Input:
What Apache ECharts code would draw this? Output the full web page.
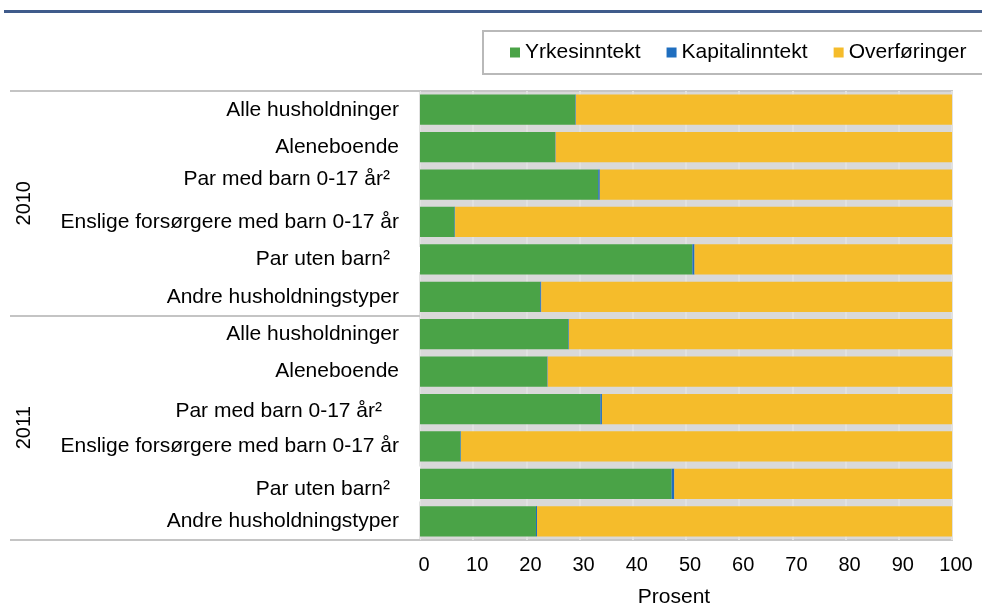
<!DOCTYPE html>
<html>
<head>
<meta charset="utf-8">
<script src="https://cdn.jsdelivr.net/npm/echarts@6/dist/echarts.min.js"></script>
<style>
  html, body { margin: 0; padding: 0; background: #ffffff; }
  #chart { width: 982px; height: 613px; }
</style>
</head>
<body>
<div id="chart"></div>
<script>
// household types (two blocks: 2010 and 2011)
const years = ["2010", "2011"];
const categories = [
  "Alle husholdninger", "Aleneboende", "Par med barn 0-17 år²",
  "Enslige forsørgere med barn 0-17 år", "Par uten barn²", "Andre husholdningstyper",
  "Alle husholdninger", "Aleneboende", "Par med barn 0-17 år²",
  "Enslige forsørgere med barn 0-17 år", "Par uten barn²", "Andre husholdningstyper"
];
// label style per row (some labels sit a bit off in the original)
const labelStyle = ["n", "n", "pm10", "n", "pu10", "n", "n", "n", "pm11", "n", "pu11", "n"];

const yrkesinntekt   = [29.2, 25.4, 33.5, 6.5, 51.2, 22.6, 27.9, 23.9, 33.9, 7.6, 47.3, 21.8];
const kapitalinntekt = [0.1, 0.1, 0.3, 0.1, 0.4, 0.2, 0.1, 0.1, 0.3, 0.1, 0.5, 0.2];
const overforinger   = [70.7, 74.5, 66.2, 93.4, 48.4, 77.2, 72.0, 76.0, 65.8, 92.3, 52.2, 78.0];

const xTicks = [0, 100, 10]; // min, max, interval

const FONT = "Liberation Sans, Arial, sans-serif";

const chart = echarts.init(document.getElementById("chart"));

const barSeries = (name, data, color) => ({
  name: name,
  type: "bar",
  stack: "total",
  data: data,
  barCategoryGap: "19%",
  itemStyle: { color: color },
  emphasis: { disabled: true }
});

chart.setOption({
  backgroundColor: "#ffffff",
  animation: false,
  textStyle: { fontFamily: FONT },
  graphic: [
    // blue rule under the (cut off) heading
    { type: "rect", left: 4, top: 10, shape: { width: 980, height: 3 }, style: { fill: "#3f5b8b" } }
  ],
  legend: {
    left: 483,
    top: 31,
    width: 620,
    padding: [11, 40, 11, 27],
    borderColor: "#b9b9b9",
    borderWidth: 2,
    itemGap: 26,
    itemWidth: 10,
    itemHeight: 10,
    icon: "rect",
    textStyle: { fontSize: 21, color: "#000000", fontFamily: FONT },
    data: ["Yrkesinntekt", "Kapitalinntekt", "Overføringer"]
  },
  grid: {
    left: 420,
    right: 30,
    top: 91,
    bottom: 67,
    show: true,
    backgroundColor: "#d9d9d9",
    borderColor: "#c6c6c6",
    borderWidth: 2
  },
  xAxis: {
    type: "value",
    min: xTicks[0],
    max: xTicks[1],
    interval: xTicks[2],
    axisLine: { show: false },
    axisTick: { show: false },
    splitLine: { show: true, lineStyle: { color: "#e1e1e1", width: 2 } },
    axisLabel: {
      fontSize: 20,
      color: "#000000",
      margin: 15,
      padding: [0, 0, 0, 8],
      fontFamily: FONT
    },
    name: "Prosent",
    nameLocation: "middle",
    nameGap: 47,
    nameTextStyle: { fontSize: 21, color: "#000000", padding: [0, 24, 0, 0], fontFamily: FONT }
  },
  yAxis: [
    {
      type: "category",
      inverse: true,
      data: categories,
      axisLine: { show: false },
      axisTick: { show: false },
      axisLabel: {
        margin: 0,
        fontSize: 21,
        color: "#000000",
        fontFamily: FONT,
        formatter: (value, index) => "{" + labelStyle[index] + "|" + value + "}",
        rich: {
          n: { fontSize: 21, color: "#000", fontFamily: FONT, padding: [0, 21, 0, 0] },
          pm10: { fontSize: 21, color: "#000", fontFamily: FONT, padding: [0, 30, 10, 0] },
          pm11: { fontSize: 21, color: "#000", fontFamily: FONT, padding: [4, 38, 0, 0] },
          pu10: { fontSize: 21, color: "#000", fontFamily: FONT, padding: [2, 30, 2, 4], backgroundColor: "#ffffff" },
          pu11: { fontSize: 21, color: "#000", fontFamily: FONT, padding: [12, 30, 2, 4], backgroundColor: "#ffffff" }
        }
      }
    },
    {
      type: "category",
      inverse: true,
      position: "left",
      data: years,
      axisLine: { show: false },
      axisTick: { show: true, length: 410, lineStyle: { color: "#c4c4c4", width: 2 } },
      splitLine: { show: false },
      axisLabel: {
        rotate: 90,
        margin: 386,
        fontSize: 20,
        color: "#000000",
        fontFamily: FONT
      }
    }
  ],
  series: [
    barSeries("Yrkesinntekt", yrkesinntekt, "#4aa347"),
    barSeries("Kapitalinntekt", kapitalinntekt, "#1f6ebf"),
    barSeries("Overføringer", overforinger, "#f5bc2b")
  ]
});
</script>
</body>
</html>
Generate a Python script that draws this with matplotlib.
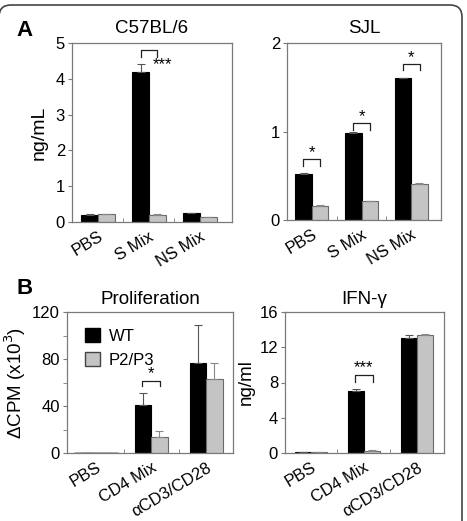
import matplotlib.pyplot as plt
import matplotlib.transforms as mtransforms
from matplotlib.patches import FancyBboxPatch
import numpy as np

plt.rcParams['font.family'] = ['Liberation Sans', 'DejaVu Sans']

# panel A data
cats_a = ['PBS', 'S Mix', 'NS Mix']
c57_wt = [0.20, 4.20, 0.25]
c57_wt_err = [0.01, 0.22, 0.01]
c57_p = [0.21, 0.20, 0.13]
c57_p_err = [0.02, 0.01, 0.02]

sjl_wt = [0.52, 0.98, 1.60]
sjl_wt_err = [0.01, 0.01, 0.01]
sjl_p = [0.16, 0.21, 0.41]
sjl_p_err = [0.005, 0.005, 0.01]

# panel B data
cats_b = ['PBS', 'CD4 Mix', 'αCD3/CD28']
prol_wt = [0, 41, 77]
prol_wt_err = [0, 10, 32]
prol_p = [0, 14, 63]
prol_p_err = [0, 5, 14]

ifn_wt = [0.10, 7.0, 13.1]
ifn_wt_err = [0.05, 0.3, 0.25]
ifn_p = [0.10, 0.25, 13.4]
ifn_p_err = [0.02, 0.05, 0.05]

BLACK = '#000000'
GREY = '#c4c4c4'
SPINE = '#7a7a7a'

W, H = 467, 521
fig = plt.figure(figsize=(W / 100, H / 100), dpi=100)


def px_axes(x0, y0, x1, y1):
    return fig.add_axes([x0 / W, 1 - y1 / H, (x1 - x0) / W, (y1 - y0) / H])


def bars(ax, wt, wt_err, p, p_err, width, xlim, ylim, yticks, labels, minor_y=None):
    x = np.arange(len(wt))
    ax.bar(x - width / 2, wt, width, color=BLACK, edgecolor=BLACK, linewidth=0.8,
           yerr=[np.zeros(len(wt)), wt_err], error_kw=dict(ecolor='#555555', elinewidth=0.8, capsize=3, capthick=0.8))
    ax.bar(x + width / 2, p, width, color=GREY, edgecolor='#6a6a6a', linewidth=0.8,
           yerr=[np.zeros(len(p)), p_err], error_kw=dict(ecolor='#888888', elinewidth=0.8, capsize=3, capthick=0.8))
    ax.set_xlim(*xlim)
    ax.set_ylim(*ylim)
    ax.set_yticks(yticks)
    if minor_y is not None:
        ax.set_yticks(minor_y, minor=True)
    ax.set_xticks(x)
    ax.set_xticks(x[:-1] + 0.5, minor=True)
    ax.set_xticklabels(labels, rotation=31, ha='right', rotation_mode='anchor', fontsize=12)
    off = mtransforms.ScaledTranslation(0.12, 0, fig.dpi_scale_trans)
    for lab in ax.get_xticklabels():
        lab.set_transform(lab.get_transform() + off)
    ax.tick_params(axis='x', which='major', length=0, pad=5)
    ax.tick_params(axis='x', which='minor', length=3, color=SPINE, direction='in')
    ax.tick_params(axis='y', which='both', length=3, color=SPINE, labelsize=12, pad=2)
    for s in ax.spines.values():
        s.set_color(SPINE)
        s.set_linewidth(0.9)


def bracket(ax, xc, y_top, y_leg, star, sx, sy, half=0.17):
    ax.plot([xc - half, xc - half, xc + half, xc + half], [y_leg, y_top, y_top, y_leg],
            color='#222222', lw=0.9)
    ax.text(sx, sy, star, ha='center', va='center', fontsize=12)


# A left
ax1 = px_axes(72, 43, 232, 222)
bars(ax1, c57_wt, c57_wt_err, c57_p, c57_p_err, 0.33, (-0.51, 2.63), (0, 5), [0, 1, 2, 3, 4, 5], cats_a)
ax1.set_ylabel('ng/mL', fontsize=14, labelpad=6)
ax1.set_title('C57BL/6', fontsize=13.5, pad=7)
bracket(ax1, 1.0, 4.8, 4.6, '***', 1.26, 4.4, half=0.16)

# A right
ax2 = px_axes(287, 43, 441, 220)
bars(ax2, sjl_wt, sjl_wt_err, sjl_p, sjl_p_err, 0.33, (-0.5, 2.6), (0, 2), [0, 1, 2], cats_a)
ax2.set_title('SJL', fontsize=13.5, pad=7)
bracket(ax2, 0, 0.69, 0.61, '*', 0, 0.76)
bracket(ax2, 1, 1.10, 1.02, '*', 1, 1.17)
bracket(ax2, 2, 1.76, 1.69, '*', 2, 1.83)

# B left
ax3 = px_axes(67, 312, 233, 453)
bars(ax3, prol_wt, prol_wt_err, prol_p, prol_p_err, 0.3, (-0.53, 2.49), (0, 120), [0, 40, 80, 120], cats_b,
     minor_y=[20, 60, 100])
ax3.set_ylabel('ΔCPM (x10$^3$)', fontsize=13.5, labelpad=3)
ax3.set_title('Proliferation', fontsize=13.5, pad=6)
bracket(ax3, 1, 61.5, 57, '*', 1, 67.5, half=0.16)
ax3.bar([0], [0], color=BLACK, edgecolor=BLACK, label='WT')
ax3.bar([0], [0], color=GREY, edgecolor='#444444', label='P2/P3')
ax3.legend(loc='upper left', frameon=False, fontsize=12, handlelength=0.9, handleheight=0.9,
           handletextpad=0.5, labelspacing=0.5, borderaxespad=0.3, bbox_to_anchor=(0.04, 0.97))

# B right
ax4 = px_axes(285, 312, 444, 453)
bars(ax4, ifn_wt, ifn_wt_err, ifn_p, ifn_p_err, 0.3, (-0.49, 2.51), (0, 16), [0, 4, 8, 12, 16], cats_b)
ax4.set_ylabel('ng/ml', fontsize=13.5, labelpad=3)
ax4.set_title('IFN-γ', fontsize=13.5, pad=6)
bracket(ax4, 1, 8.85, 8.1, '***', 1, 9.7)

# panel letters
fig.text(16 / W, 1 - 30 / H, 'A', fontsize=16, fontweight='bold', va='center')
fig.text(16 / W, 1 - 289 / H, 'B', fontsize=16, fontweight='bold', va='center')

# rounded border
bg = fig.add_axes([0, 0, 1, 1], zorder=-1)
bg.set_xlim(0, W)
bg.set_ylim(H, 0)
bg.axis('off')
bg.add_patch(FancyBboxPatch((-1, 5), 463, 530, boxstyle='round,pad=0,rounding_size=12',
                            fill=False, edgecolor='#444444', lw=1.2))

fig.savefig('out.png', dpi=100)
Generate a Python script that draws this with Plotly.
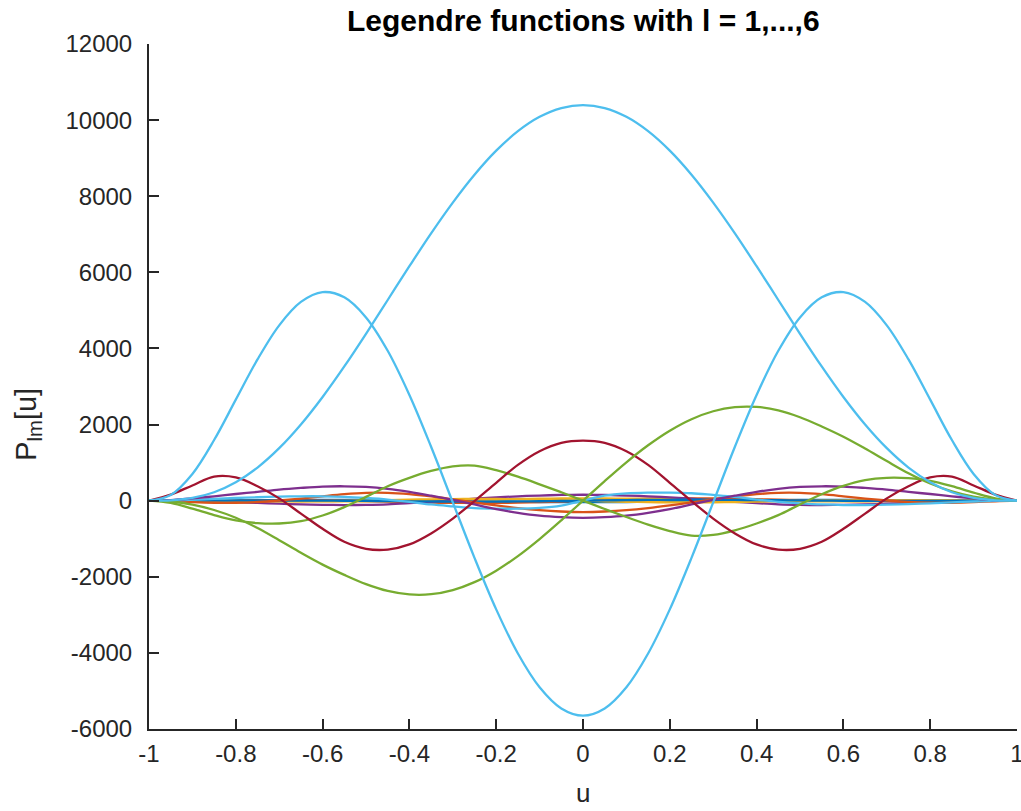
import plotly.graph_objects as go

# Sample positions on the u axis
u = [-1.0, -0.95, -0.9, -0.85, -0.8, -0.75, -0.7, -0.65, -0.6, -0.55, -0.5,
     -0.45, -0.4, -0.35, -0.3, -0.25, -0.2, -0.15, -0.1, -0.05, 0.0,
     0.05, 0.1, 0.15, 0.2, 0.25, 0.3, 0.35, 0.4, 0.45, 0.5,
     0.55, 0.6, 0.65, 0.7, 0.75, 0.8, 0.85, 0.9, 0.95, 1.0]

# Curve values P_lm[u]
blue_a = [0, 1, 2, 4, 7, 10, 13, 16, 18, 19, 18, 15, 10, 3, -5, -14, -22, -30, -35, -39, -40,
          -39, -35, -30, -22, -14, -5, 3, 10, 15, 18, 19, 18, 16, 13, 10, 7, 4, 2, 1, 0]
orange_a = [0, 1, 4, 7, 10, 12, 13, 12, 8, 0, -12, -25, -38, -50, -58, -62, -60, -52, -38, -20, 0,
            20, 38, 52, 60, 62, 58, 50, 38, 25, 12, 0, -8, -12, -13, -12, -10, -7, -4, -1, 0]
yellow_a = [0, -1, -2, -4, -7, -10, -13, -16, -18, -18, -15, -10, -3, 5, 15, 25, 35, 45, 52, 58, 60,
            58, 52, 45, 35, 25, 15, 5, -3, -10, -15, -18, -18, -16, -13, -10, -7, -4, -2, -1, 0]
purple_a = [0, -3, -12, -25, -40, -60, -80, -100, -110, -115, -110, -95, -65, -30, 10, 50, 85, 115, 135, 150, 155,
            150, 135, 115, 85, 50, 10, -30, -65, -95, -110, -115, -110, -100, -80, -60, -40, -25, -12, -3, 0]
yellow_b = [0, -1, -4, -7, -10, -13, -15, -15, -12, -6, 3, 14, 25, 35, 42, 45, 44, 38, 28, 15, 0,
            -15, -28, -38, -44, -45, -42, -35, -25, -14, -3, 6, 12, 15, 15, 13, 10, 7, 4, 1, 0]
blue_b = [0, 1, 2, 3, 4, 5, 5, 4, 2, -2, -6, -11, -16, -20, -23, -24, -23, -20, -15, -8, 0,
          8, 15, 20, 23, 24, 23, 20, 16, 11, 6, 2, -2, -4, -5, -5, -4, -3, -2, -1, 0]
orange_b = [0, -15, -40, -55, -55, -35, 5, 55, 115, 170, 205, 205, 170, 110, 35, -45, -125, -195, -250, -285, -300,
            -285, -250, -195, -125, -45, 35, 110, 170, 205, 205, 170, 115, 55, 5, -35, -55, -55, -40, -15, 0]
lightblue_a = [0, 5, 22, 45, 70, 90, 105, 115, 115, 100, 70, 30, -30, -100, -150, -195, -210, -210, -190, -130, 0,
               130, 190, 210, 210, 195, 150, 100, 30, -30, -70, -100, -115, -115, -105, -90, -70, -45, -22, -5, 0]
purple_b = [0, 15, 60, 115, 175, 230, 290, 335, 370, 378, 360, 310, 230, 130, 20, -100, -220, -320, -395, -435, -450,
            -435, -395, -320, -220, -100, 20, 130, 230, 310, 360, 378, 370, 335, 290, 230, 175, 115, 60, 15, 0]
green_a = [0, -60, -210, -380, -520, -590, -600, -540, -390, -170, 100, 380, 600, 780, 900, 920, 800, 630, 430, 220, 0,
           -220, -430, -630, -800, -920, -900, -780, -600, -380, -100, 170, 390, 540, 600, 590, 520, 380, 210, 60, 0]
darkred_a = [0, 160, 400, 630, 610, 380, 60, -340, -740, -1080, -1265, -1285, -1150, -860, -470, -10, 470, 940, 1300, 1520, 1580,
             1520, 1300, 940, 470, -10, -470, -860, -1150, -1285, -1265, -1080, -740, -340, 60, 380, 610, 630, 400, 160, 0]
green_b = [0, -22, -105, -245, -450, -720, -1040, -1370, -1680, -1950, -2193, -2373, -2464, -2458, -2350, -2141, -1839, -1456, -1009, -516, 0,
           516, 1009, 1456, 1839, 2141, 2350, 2458, 2464, 2373, 2193, 1950, 1680, 1370, 1040, 720, 450, 245, 105, 22, 0]
lightblue_b = [0, 150, 703, 1593, 2654, 3711, 4607, 5222, 5480, 5343, 4816, 3939, 2777, 1416, -45, -1503, -2857, -4017, -4904, -5460, -5650,
               -5460, -4904, -4017, -2857, -1503, -45, 1416, 2777, 3939, 4816, 5343, 5480, 5222, 4607, 3711, 2654, 1593, 703, 150, 0]
lightblue_c = [0, 10, 71, 222, 485, 870, 1379, 2002, 2725, 3527, 4385, 5273, 6161, 7024, 7833, 8565, 9197, 9709, 10086, 10317, 10395,
               10317, 10086, 9709, 9197, 8565, 7833, 7024, 6161, 5273, 4385, 3527, 2725, 2002, 1379, 870, 485, 222, 71, 10, 0]

x_ticks = [-1, -0.8, -0.6, -0.4, -0.2, 0, 0.2, 0.4, 0.6, 0.8, 1]
x_tick_text = ["-1", "-0.8", "-0.6", "-0.4", "-0.2", "0", "0.2", "0.4", "0.6", "0.8", "1"]
y_ticks = [-6000, -4000, -2000, 0, 2000, 4000, 6000, 8000, 10000, 12000]
y_tick_text = ["-6000", "-4000", "-2000", "0", "2000", "4000", "6000", "8000", "10000", "12000"]

BLUE = "#0072BD"
ORANGE = "#D95319"
YELLOW = "#EDB120"
PURPLE = "#7E2F8E"
GREEN = "#77AC30"
LIGHTBLUE = "#4DBEEE"
DARKRED = "#A2142F"

series = [
    (blue_a, BLUE), (orange_a, ORANGE), (yellow_a, YELLOW), (purple_a, PURPLE),
    (yellow_b, YELLOW), (blue_b, BLUE), (orange_b, ORANGE), (lightblue_a, LIGHTBLUE),
    (purple_b, PURPLE), (green_a, GREEN), (darkred_a, DARKRED), (green_b, GREEN),
    (lightblue_b, LIGHTBLUE), (lightblue_c, LIGHTBLUE),
]

fig = go.Figure()
for vals, col in series:
    fig.add_trace(go.Scatter(
        x=u, y=vals, mode="lines",
        line=dict(color=col, width=2.3, shape="spline", smoothing=1.0),
        showlegend=False, hoverinfo="skip",
    ))

AX = "#262626"
FONT = "Liberation Sans, Arial, Helvetica, sans-serif"

fig.update_layout(
    width=1021, height=811,
    margin=dict(l=149, r=4, t=44, b=82, autoexpand=False),
    paper_bgcolor="white", plot_bgcolor="white",
    font=dict(family=FONT, size=25, color=AX),
    showlegend=False,
)
fig.update_xaxes(
    range=[-1, 1], tickvals=x_ticks, ticktext=x_tick_text,
    showgrid=False, zeroline=False, showline=True, linecolor=AX, linewidth=2,
    ticks="inside", ticklen=10, tickwidth=2, tickcolor=AX,
    tickfont=dict(family=FONT, size=24, color=AX),
    ticklabeloverflow="allow", ticklabelstandoff=2, automargin=False,
)
fig.update_yaxes(
    range=[-6000, 12000], tickvals=y_ticks, ticktext=y_tick_text,
    showgrid=False, zeroline=False, showline=True, linecolor=AX, linewidth=2,
    ticks="inside", ticklen=10, tickwidth=2, tickcolor=AX,
    tickfont=dict(family=FONT, size=24, color=AX),
    ticklabelstandoff=10, automargin=False,
)

fig.add_annotation(
    text="<b>Legendre functions with l = 1,...,6</b>",
    xref="paper", yref="paper", x=0.5, y=1.0, yshift=24,
    xanchor="center", yanchor="middle", showarrow=False,
    font=dict(family=FONT, size=30, color="black"),
)
fig.add_annotation(
    text="u", xref="paper", yref="paper", x=0.5, y=0, yshift=-64,
    xanchor="center", yanchor="middle", showarrow=False,
    font=dict(family=FONT, size=26, color=AX),
)
fig.add_annotation(
    text="P<sub>lm</sub>[u]", xref="paper", yref="paper",
    x=0, xshift=-121, y=0.444, textangle=-90,
    xanchor="center", yanchor="middle", showarrow=False,
    font=dict(family=FONT, size=29, color=AX),
)

fig.write_html("out.html")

Goal of the exercise:
Retype exactly the lines from the one with "Generate a Python script that draws this with Plotly." through the one with "0.55, 0.6, 0.65, 0.7, 0.75, 0.8, 0.85, 0.9, 0.95, 1.0]", both included, and nothing else; leave out the pictures.

Full answer:
Generate a Python script that draws this with Plotly.
import plotly.graph_objects as go

# Sample positions on the u axis
u = [-1.0, -0.95, -0.9, -0.85, -0.8, -0.75, -0.7, -0.65, -0.6, -0.55, -0.5,
     -0.45, -0.4, -0.35, -0.3, -0.25, -0.2, -0.15, -0.1, -0.05, 0.0,
     0.05, 0.1, 0.15, 0.2, 0.25, 0.3, 0.35, 0.4, 0.45, 0.5,
     0.55, 0.6, 0.65, 0.7, 0.75, 0.8, 0.85, 0.9, 0.95, 1.0]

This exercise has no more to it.